Na instância recursal, embora haja paridade entre os julgadores, o presidente, que terá o voto de desempate, deverá ser indicado entre os servidores da Fazenda Pública (artigo 106, §§ 3º e 5º), E por fim, a câmara superior do IBS, competente para as decisões de uniformização da jurisprudência, será composta exclusivamente por servidores de carreira do estado, do Distrito Federal e dos municípios.
Conforme advertido no início deste artigo, o tema oferece conteúdo para uma análise muito mais ampla e aprofundada sob diversos aspectos. Limitamos o nosso texto a abordar apenas alguns pontos essenciais em favor da sua brevidade. Uma reforma tributária desta dimensão, inclusiva a do processo administrativo, precisa de um amplo debate entre os estudiosos e militantes da área, para garantir a operatividade no mundo prático.
Pela regulamentação até agora divulgada, surge a incerteza sobre o cumprimento dos propósitos de simplificação do sistema tributário. Esta preocupação também deve estar presente na configuração definitiva do processo administrativo tributário para que a reforma represente um avanço neste campo que consagra o direito ao contraditório e não venha perpetuar a complexidade atual.

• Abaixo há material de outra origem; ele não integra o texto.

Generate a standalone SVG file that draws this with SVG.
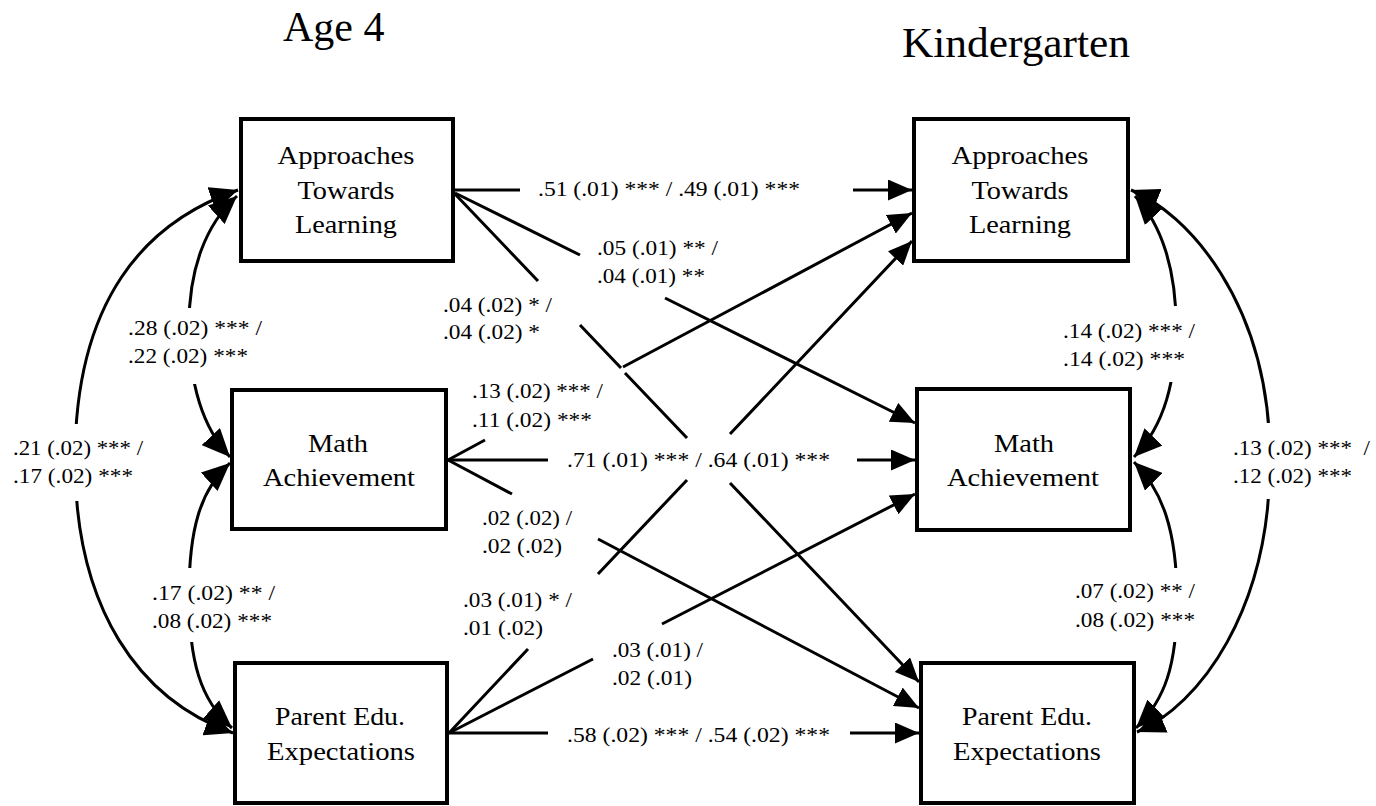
<svg xmlns="http://www.w3.org/2000/svg" width="1376" height="806" viewBox="0 0 1376 806">
  <style>
    .box { fill: #fff; stroke: #000; stroke-width: 4; }
    .name { font-family: "Liberation Serif", "Times New Roman", serif; font-size: 26px; fill: #000; text-anchor: middle; }
    .title { font-family: "Liberation Serif", "Times New Roman", serif; fill: #000; }
    .lbl { font-family: "Liberation Serif", "Times New Roman", serif; font-size: 21.5px; fill: #000; white-space: pre; }
    .path { fill: none; stroke: #000; stroke-width: 3; }
    .cov { fill: none; stroke: #000; stroke-width: 3; }
    .bg { fill: #fff; stroke: none; }
  </style>
  <defs>
    <marker id="head" markerUnits="userSpaceOnUse" viewBox="0 0 24 21" refX="24" refY="10.5" markerWidth="24" markerHeight="21" orient="auto">
      <path d="M0,0 L24,10.5 L0,21 Z" fill="#000"/>
    </marker>
    <marker id="headBig" markerUnits="userSpaceOnUse" viewBox="0 0 28 25" refX="28" refY="12.5" markerWidth="28" markerHeight="25" orient="auto-start-reverse">
      <path d="M0,0 L28,12.5 L0,25 Z" fill="#000"/>
    </marker>
  </defs>

  <rect width="1376" height="806" fill="#fff"/>

  <!-- column headings -->
  <text class="title" x="283" y="41" font-size="42">Age 4</text>
  <text class="title" x="902" y="57" font-size="43" textLength="228" lengthAdjust="spacingAndGlyphs">Kindergarten</text>

  <!-- connectors: regression paths (with label gaps) and covariance arcs -->
  <g id="connectors">
    <!-- Age 4 -> Kindergarten paths -->
    <path class="path" d="M455,190 L520,190 M853,190 L912,190" marker-end="url(#head)"/>
    <path class="path" d="M455,193 L580,255 M665,298 L915,423" marker-end="url(#head)"/>
    <path class="path" d="M455,194 L538,281 M580,325 L621,368 M625,373 L687,438 M730,483 L919,682" marker-end="url(#head)"/>
    <path class="path" d="M448,460 L485,440 M623,367 L912,213" marker-end="url(#head)"/>
    <path class="path" d="M448,460 L548,460 M857,460 L915,460" marker-end="url(#head)"/>
    <path class="path" d="M448,460 L512,494 M598,539 L919,708" marker-end="url(#head)"/>
    <path class="path" d="M449,733 L528,649 M598,574 L687,480 M730,434 L912,241" marker-end="url(#head)"/>
    <path class="path" d="M449,733 L593,659 M662,624 L915,494" marker-end="url(#head)"/>
    <path class="path" d="M449,733 L548,733 M850,733 L919,733" marker-end="url(#head)"/>

    <!-- within-wave covariances -->
    <path class="cov" d="M237,196 C205,225 189,270 189,325 C189,380 200,425 230,457" marker-start="url(#headBig)" marker-end="url(#headBig)"/>
    <path class="cov" d="M238,190 C145,222 75,300 75,460 C75,610 140,700 233,733" marker-start="url(#headBig)" marker-end="url(#headBig)"/>
    <path class="cov" d="M230,463 C200,490 189,530 189,595 C189,660 200,700 232,728" marker-start="url(#headBig)" marker-end="url(#headBig)"/>
    <path class="cov" d="M1135,196 C1162,225 1176,270 1176,325 C1176,380 1165,425 1134,457" marker-start="url(#headBig)" marker-end="url(#headBig)"/>
    <path class="cov" d="M1131,190 C1185,212 1270,300 1270,460 C1270,610 1200,705 1137,732" marker-start="url(#headBig)" marker-end="url(#headBig)"/>
    <path class="cov" d="M1134,462 C1162,490 1177,530 1177,600 C1177,665 1165,700 1136,728" marker-start="url(#headBig)" marker-end="url(#headBig)"/>
  </g>

  <!-- coefficient labels -->
  <g id="labels">
    <text class="lbl" x="538" y="196" textLength="262" lengthAdjust="spacingAndGlyphs">.51 (.01) *** / .49 (.01) ***</text>
    <text class="lbl" x="597" y="255" textLength="121" lengthAdjust="spacingAndGlyphs">.05 (.01) ** /</text>
    <text class="lbl" x="597" y="283" textLength="108" lengthAdjust="spacingAndGlyphs">.04 (.01) **</text>
    <text class="lbl" x="443" y="312" textLength="109" lengthAdjust="spacingAndGlyphs">.04 (.02) * /</text>
    <text class="lbl" x="443" y="339" textLength="97" lengthAdjust="spacingAndGlyphs">.04 (.02) *</text>
    <text class="lbl" x="472" y="398" textLength="131" lengthAdjust="spacingAndGlyphs">.13 (.02) *** /</text>
    <text class="lbl" x="472" y="427" textLength="120" lengthAdjust="spacingAndGlyphs">.11 (.02) ***</text>
    <text class="lbl" x="567" y="467" textLength="263" lengthAdjust="spacingAndGlyphs">.71 (.01) *** / .64 (.01) ***</text>
    <text class="lbl" x="482" y="525" textLength="90" lengthAdjust="spacingAndGlyphs">.02 (.02) /</text>
    <text class="lbl" x="482" y="553" textLength="80" lengthAdjust="spacingAndGlyphs">.02 (.02)</text>
    <text class="lbl" x="463" y="607" textLength="109" lengthAdjust="spacingAndGlyphs">.03 (.01) * /</text>
    <text class="lbl" x="463" y="635" textLength="80" lengthAdjust="spacingAndGlyphs">.01 (.02)</text>
    <text class="lbl" x="612" y="657" textLength="91" lengthAdjust="spacingAndGlyphs">.03 (.01) /</text>
    <text class="lbl" x="612" y="685" textLength="80" lengthAdjust="spacingAndGlyphs">.02 (.01)</text>
    <text class="lbl" x="567" y="742" textLength="263" lengthAdjust="spacingAndGlyphs">.58 (.02) *** / .54 (.02) ***</text>

    <rect class="bg" x="124" y="308" width="142" height="76"/>
    <text class="lbl" x="128" y="335" textLength="134" lengthAdjust="spacingAndGlyphs">.28 (.02) *** /</text>
    <text class="lbl" x="128" y="363" textLength="120" lengthAdjust="spacingAndGlyphs">.22 (.02) ***</text>

    <rect class="bg" x="9" y="424" width="138" height="77"/>
    <text class="lbl" x="13" y="455" textLength="130" lengthAdjust="spacingAndGlyphs">.21 (.02) *** /</text>
    <text class="lbl" x="13" y="483" textLength="120" lengthAdjust="spacingAndGlyphs">.17 (.02) ***</text>

    <rect class="bg" x="148" y="568" width="131" height="74"/>
    <text class="lbl" x="152" y="600" textLength="123" lengthAdjust="spacingAndGlyphs">.17 (.02) ** /</text>
    <text class="lbl" x="152" y="628" textLength="120" lengthAdjust="spacingAndGlyphs">.08 (.02) ***</text>

    <rect class="bg" x="1059" y="306" width="140" height="76"/>
    <text class="lbl" x="1063" y="338" textLength="132" lengthAdjust="spacingAndGlyphs">.14 (.02) *** /</text>
    <text class="lbl" x="1063" y="366" textLength="122" lengthAdjust="spacingAndGlyphs">.14 (.02) ***</text>

    <rect class="bg" x="1229" y="423" width="144" height="76"/>
    <text class="lbl" x="1233" y="455" textLength="137" lengthAdjust="spacingAndGlyphs">.13 (.02) ***  /</text>
    <text class="lbl" x="1233" y="483" textLength="119" lengthAdjust="spacingAndGlyphs">.12 (.02) ***</text>

    <rect class="bg" x="1071" y="568" width="128" height="74"/>
    <text class="lbl" x="1075" y="598" textLength="120" lengthAdjust="spacingAndGlyphs">.07 (.02) ** /</text>
    <text class="lbl" x="1075" y="627" textLength="120" lengthAdjust="spacingAndGlyphs">.08 (.02) ***</text>
  </g>

  <!-- Age 4 nodes -->
  <g id="atl-age4">
    <rect class="box" x="241" y="119" width="212" height="142"/>
    <text class="name" x="346" y="164" textLength="137" lengthAdjust="spacingAndGlyphs">Approaches</text>
    <text class="name" x="346" y="199" textLength="97" lengthAdjust="spacingAndGlyphs">Towards</text>
    <text class="name" x="346" y="233" textLength="102" lengthAdjust="spacingAndGlyphs">Learning</text>
  </g>
  <g id="math-age4">
    <rect class="box" x="232" y="390" width="214" height="139"/>
    <text class="name" x="338" y="452" textLength="60" lengthAdjust="spacingAndGlyphs">Math</text>
    <text class="name" x="339" y="486" textLength="152" lengthAdjust="spacingAndGlyphs">Achievement</text>
  </g>
  <g id="pee-age4">
    <rect class="box" x="235" y="663" width="212" height="140"/>
    <text class="name" x="340" y="725" textLength="130" lengthAdjust="spacingAndGlyphs">Parent Edu.</text>
    <text class="name" x="341" y="760" textLength="148" lengthAdjust="spacingAndGlyphs">Expectations</text>
  </g>

  <!-- Kindergarten nodes -->
  <g id="atl-k">
    <rect class="box" x="914" y="119" width="214" height="142"/>
    <text class="name" x="1020" y="164" textLength="137" lengthAdjust="spacingAndGlyphs">Approaches</text>
    <text class="name" x="1020" y="199" textLength="97" lengthAdjust="spacingAndGlyphs">Towards</text>
    <text class="name" x="1020" y="233" textLength="102" lengthAdjust="spacingAndGlyphs">Learning</text>
  </g>
  <g id="math-k">
    <rect class="box" x="917" y="389" width="213" height="141"/>
    <text class="name" x="1024" y="452" textLength="60" lengthAdjust="spacingAndGlyphs">Math</text>
    <text class="name" x="1023" y="486" textLength="152" lengthAdjust="spacingAndGlyphs">Achievement</text>
  </g>
  <g id="pee-k">
    <rect class="box" x="921" y="663" width="213" height="140"/>
    <text class="name" x="1027" y="725" textLength="130" lengthAdjust="spacingAndGlyphs">Parent Edu.</text>
    <text class="name" x="1027" y="760" textLength="148" lengthAdjust="spacingAndGlyphs">Expectations</text>
  </g>
</svg>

[1] “Art. 5º Todos são iguais perante a lei, sem distinção de qualquer natureza, garantindo-se aos brasileiros e aos estrangeiros residentes no País a inviolabilidade do direito à vida, à liberdade, à igualdade, à segurança e à propriedade, nos termos seguintes:
LV – aos litigantes, em processo judicial ou administrativo, e aos acusados em geral são assegurados o contraditório e ampla defesa, com os meios e recursos a ela inerentes;”
[2] Art. 83 … § 4º A autoridade julgadora, antes de decidir pela vinculação, ouvirá a representação fazendária competente sobre a identidade entre a matéria tratada no processo administrativo tributário e os atos vinculantes descritos neste artigo.”